* Directions for this task *
Every line from the start of the entries up to and including the one bearing "const y = d3.scaleLinear().domain([0,20]).range([276,52]);" must be printed verbatim, without the pictures.

▬▬▬

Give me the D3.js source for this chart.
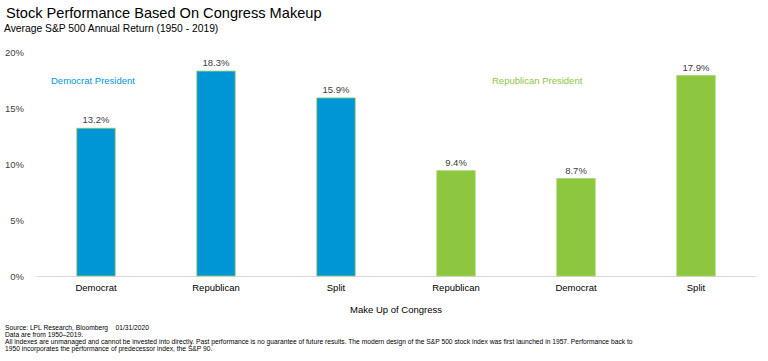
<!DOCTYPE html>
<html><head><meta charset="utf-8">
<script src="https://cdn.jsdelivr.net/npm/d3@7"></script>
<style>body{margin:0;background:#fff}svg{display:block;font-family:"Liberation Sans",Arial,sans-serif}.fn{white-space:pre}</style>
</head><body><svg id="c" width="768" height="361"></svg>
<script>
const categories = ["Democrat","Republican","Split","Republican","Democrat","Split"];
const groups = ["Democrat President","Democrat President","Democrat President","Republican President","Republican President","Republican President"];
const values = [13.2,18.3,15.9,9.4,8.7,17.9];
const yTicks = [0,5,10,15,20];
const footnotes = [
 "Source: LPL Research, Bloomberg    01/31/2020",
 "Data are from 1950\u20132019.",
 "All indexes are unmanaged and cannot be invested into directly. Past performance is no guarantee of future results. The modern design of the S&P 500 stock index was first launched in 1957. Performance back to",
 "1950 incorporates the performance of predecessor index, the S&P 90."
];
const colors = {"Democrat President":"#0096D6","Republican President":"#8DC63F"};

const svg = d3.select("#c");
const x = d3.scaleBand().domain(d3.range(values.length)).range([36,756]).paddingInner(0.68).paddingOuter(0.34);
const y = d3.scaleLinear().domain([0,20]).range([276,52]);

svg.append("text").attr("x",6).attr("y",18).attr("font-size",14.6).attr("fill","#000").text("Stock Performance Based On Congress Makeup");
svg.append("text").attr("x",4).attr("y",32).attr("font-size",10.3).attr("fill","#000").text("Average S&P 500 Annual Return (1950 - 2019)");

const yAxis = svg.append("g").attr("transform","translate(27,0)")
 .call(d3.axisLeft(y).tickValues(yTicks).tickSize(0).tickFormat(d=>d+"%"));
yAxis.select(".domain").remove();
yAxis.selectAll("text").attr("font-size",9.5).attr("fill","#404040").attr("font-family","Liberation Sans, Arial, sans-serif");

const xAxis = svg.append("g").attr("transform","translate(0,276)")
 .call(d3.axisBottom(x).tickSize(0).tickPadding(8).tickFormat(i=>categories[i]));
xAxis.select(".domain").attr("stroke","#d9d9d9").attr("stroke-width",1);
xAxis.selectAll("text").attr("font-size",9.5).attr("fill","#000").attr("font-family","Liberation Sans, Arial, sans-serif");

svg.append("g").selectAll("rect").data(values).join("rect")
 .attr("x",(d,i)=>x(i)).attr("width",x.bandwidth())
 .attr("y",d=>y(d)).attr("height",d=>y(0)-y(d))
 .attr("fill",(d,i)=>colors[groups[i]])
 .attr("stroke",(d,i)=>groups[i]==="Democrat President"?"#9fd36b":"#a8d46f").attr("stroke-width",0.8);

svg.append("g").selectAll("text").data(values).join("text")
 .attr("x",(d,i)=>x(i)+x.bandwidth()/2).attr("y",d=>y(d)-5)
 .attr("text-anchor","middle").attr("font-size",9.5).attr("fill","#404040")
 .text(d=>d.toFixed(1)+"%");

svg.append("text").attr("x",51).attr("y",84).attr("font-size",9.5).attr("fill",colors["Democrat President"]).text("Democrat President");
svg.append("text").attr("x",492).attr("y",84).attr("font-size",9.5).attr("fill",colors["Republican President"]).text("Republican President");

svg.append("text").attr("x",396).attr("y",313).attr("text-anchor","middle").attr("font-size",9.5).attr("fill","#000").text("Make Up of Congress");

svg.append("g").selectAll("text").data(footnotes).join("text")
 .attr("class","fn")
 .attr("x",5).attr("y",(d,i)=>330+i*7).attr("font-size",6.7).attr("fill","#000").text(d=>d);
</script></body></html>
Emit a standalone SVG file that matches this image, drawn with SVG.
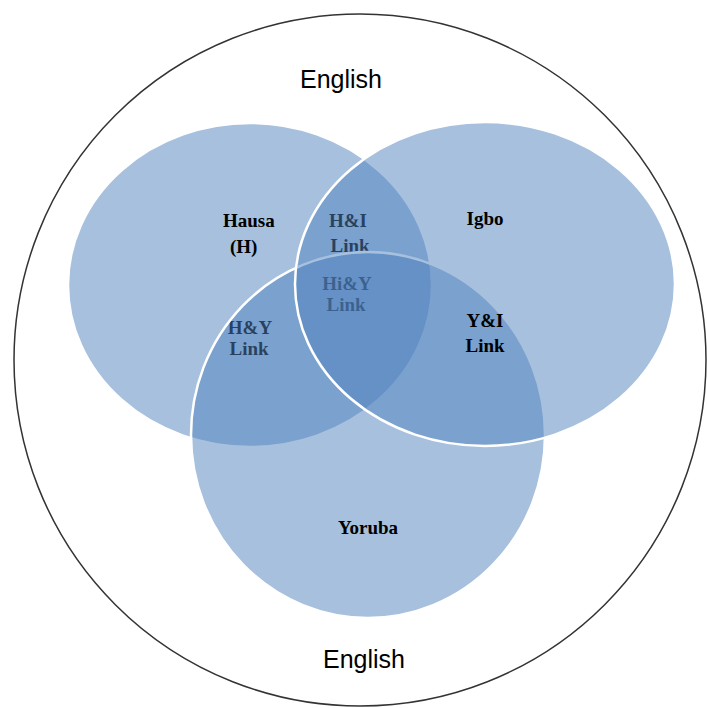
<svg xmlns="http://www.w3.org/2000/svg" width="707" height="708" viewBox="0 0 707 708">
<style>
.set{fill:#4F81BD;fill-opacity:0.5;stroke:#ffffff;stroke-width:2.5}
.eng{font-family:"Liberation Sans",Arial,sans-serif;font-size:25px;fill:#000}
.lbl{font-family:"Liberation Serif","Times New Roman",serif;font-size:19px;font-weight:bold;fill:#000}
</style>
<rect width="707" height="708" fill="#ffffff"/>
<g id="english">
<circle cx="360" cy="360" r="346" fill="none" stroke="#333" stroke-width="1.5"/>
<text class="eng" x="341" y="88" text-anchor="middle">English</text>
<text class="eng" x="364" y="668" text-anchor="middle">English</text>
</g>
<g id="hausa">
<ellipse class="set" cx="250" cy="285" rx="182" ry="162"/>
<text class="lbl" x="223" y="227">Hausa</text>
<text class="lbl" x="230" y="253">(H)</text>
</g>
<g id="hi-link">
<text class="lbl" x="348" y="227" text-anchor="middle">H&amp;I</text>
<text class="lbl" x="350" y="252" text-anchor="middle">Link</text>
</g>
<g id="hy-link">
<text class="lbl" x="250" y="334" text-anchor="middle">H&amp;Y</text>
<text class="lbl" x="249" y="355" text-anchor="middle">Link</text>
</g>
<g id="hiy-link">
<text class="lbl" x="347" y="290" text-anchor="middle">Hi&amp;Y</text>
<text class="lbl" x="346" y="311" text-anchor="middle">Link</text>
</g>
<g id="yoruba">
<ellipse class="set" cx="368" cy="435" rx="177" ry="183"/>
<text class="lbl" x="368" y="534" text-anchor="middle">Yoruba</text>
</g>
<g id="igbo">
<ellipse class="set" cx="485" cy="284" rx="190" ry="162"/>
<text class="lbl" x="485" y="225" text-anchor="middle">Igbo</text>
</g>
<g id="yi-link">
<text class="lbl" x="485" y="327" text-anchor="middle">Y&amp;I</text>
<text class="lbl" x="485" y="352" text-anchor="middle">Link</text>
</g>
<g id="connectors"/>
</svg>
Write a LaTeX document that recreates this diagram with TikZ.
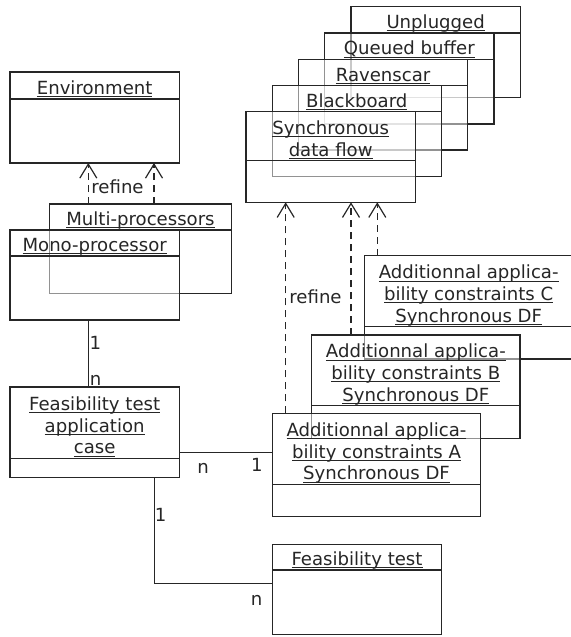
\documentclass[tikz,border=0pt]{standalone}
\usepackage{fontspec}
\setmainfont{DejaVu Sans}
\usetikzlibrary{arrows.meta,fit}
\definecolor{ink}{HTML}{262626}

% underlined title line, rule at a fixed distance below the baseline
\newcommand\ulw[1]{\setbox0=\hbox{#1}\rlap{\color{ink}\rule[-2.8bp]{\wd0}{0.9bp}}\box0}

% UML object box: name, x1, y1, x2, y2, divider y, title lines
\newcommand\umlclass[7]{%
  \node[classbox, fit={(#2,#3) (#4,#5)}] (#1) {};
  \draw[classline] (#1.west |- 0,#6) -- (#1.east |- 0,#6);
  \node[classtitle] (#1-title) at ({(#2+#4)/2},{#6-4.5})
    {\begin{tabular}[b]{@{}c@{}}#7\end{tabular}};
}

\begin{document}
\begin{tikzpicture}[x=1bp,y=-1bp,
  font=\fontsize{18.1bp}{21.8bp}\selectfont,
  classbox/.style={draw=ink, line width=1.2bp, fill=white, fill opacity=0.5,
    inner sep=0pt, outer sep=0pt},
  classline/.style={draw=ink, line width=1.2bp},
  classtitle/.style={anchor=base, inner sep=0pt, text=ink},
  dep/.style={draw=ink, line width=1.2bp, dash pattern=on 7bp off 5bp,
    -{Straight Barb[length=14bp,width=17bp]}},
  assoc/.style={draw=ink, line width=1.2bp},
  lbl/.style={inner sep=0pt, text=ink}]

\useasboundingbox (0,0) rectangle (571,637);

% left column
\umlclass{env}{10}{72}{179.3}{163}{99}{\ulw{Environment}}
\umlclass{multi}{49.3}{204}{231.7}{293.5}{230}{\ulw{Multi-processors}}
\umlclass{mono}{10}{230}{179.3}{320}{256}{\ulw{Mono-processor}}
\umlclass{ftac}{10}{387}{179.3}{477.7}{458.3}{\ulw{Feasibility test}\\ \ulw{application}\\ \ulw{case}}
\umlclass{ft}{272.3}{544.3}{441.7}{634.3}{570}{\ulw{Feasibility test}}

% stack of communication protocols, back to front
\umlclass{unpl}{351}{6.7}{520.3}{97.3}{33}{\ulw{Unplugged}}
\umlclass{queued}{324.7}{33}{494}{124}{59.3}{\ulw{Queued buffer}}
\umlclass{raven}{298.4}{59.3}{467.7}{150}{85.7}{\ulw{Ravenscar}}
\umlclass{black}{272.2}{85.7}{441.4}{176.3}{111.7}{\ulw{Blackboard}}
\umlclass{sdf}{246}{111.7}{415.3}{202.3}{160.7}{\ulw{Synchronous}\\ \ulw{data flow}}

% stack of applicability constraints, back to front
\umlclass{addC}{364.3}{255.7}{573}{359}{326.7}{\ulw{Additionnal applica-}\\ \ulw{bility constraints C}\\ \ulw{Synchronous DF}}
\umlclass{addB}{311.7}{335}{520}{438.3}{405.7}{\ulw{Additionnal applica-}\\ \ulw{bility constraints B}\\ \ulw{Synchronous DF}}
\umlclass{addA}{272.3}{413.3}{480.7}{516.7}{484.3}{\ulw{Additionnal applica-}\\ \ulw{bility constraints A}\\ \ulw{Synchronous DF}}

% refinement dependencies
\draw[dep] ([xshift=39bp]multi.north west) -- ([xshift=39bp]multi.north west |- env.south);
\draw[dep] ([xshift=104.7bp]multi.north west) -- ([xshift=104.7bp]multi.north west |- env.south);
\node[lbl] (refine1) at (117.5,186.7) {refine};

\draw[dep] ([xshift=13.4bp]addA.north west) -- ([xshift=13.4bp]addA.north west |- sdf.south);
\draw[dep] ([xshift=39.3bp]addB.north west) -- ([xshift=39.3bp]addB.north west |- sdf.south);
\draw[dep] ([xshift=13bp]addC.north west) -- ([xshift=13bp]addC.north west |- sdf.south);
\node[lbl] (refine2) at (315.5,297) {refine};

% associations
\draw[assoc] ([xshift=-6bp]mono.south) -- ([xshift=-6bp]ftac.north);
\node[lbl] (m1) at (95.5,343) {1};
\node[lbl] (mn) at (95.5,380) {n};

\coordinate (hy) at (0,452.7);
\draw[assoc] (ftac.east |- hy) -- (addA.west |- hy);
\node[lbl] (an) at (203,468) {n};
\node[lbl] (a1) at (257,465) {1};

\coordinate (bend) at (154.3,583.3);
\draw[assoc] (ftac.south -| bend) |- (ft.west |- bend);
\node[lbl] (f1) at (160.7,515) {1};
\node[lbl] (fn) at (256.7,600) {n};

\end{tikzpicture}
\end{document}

▬▬▬

* Task output *
Give me the D3.js source for this chart.
<!DOCTYPE html>
<html><head><meta charset="utf-8">
<script src="https://cdn.jsdelivr.net/npm/d3@7"></script>
<style>body{margin:0;background:#fff}svg{display:block;font-family:"Liberation Sans",Arial,sans-serif}.fn{white-space:pre}</style>
</head><body><svg id="c" width="768" height="361"></svg>
<script>
const categories = ["Democrat","Republican","Split","Republican","Democrat","Split"];
const groups = ["Democrat President","Democrat President","Democrat President","Republican President","Republican President","Republican President"];
const values = [13.2,18.3,15.9,9.4,8.7,17.9];
const yTicks = [0,5,10,15,20];
const footnotes = [
 "Source: LPL Research, Bloomberg    01/31/2020",
 "Data are from 1950\u20132019.",
 "All indexes are unmanaged and cannot be invested into directly. Past performance is no guarantee of future results. The modern design of the S&P 500 stock index was first launched in 1957. Performance back to",
 "1950 incorporates the performance of predecessor index, the S&P 90."
];
const colors = {"Democrat President":"#0096D6","Republican President":"#8DC63F"};

const svg = d3.select("#c");
const x = d3.scaleBand().domain(d3.range(values.length)).range([36,756]).paddingInner(0.68).paddingOuter(0.34);
const y = d3.scaleLinear().domain([0,20]).range([276,52]);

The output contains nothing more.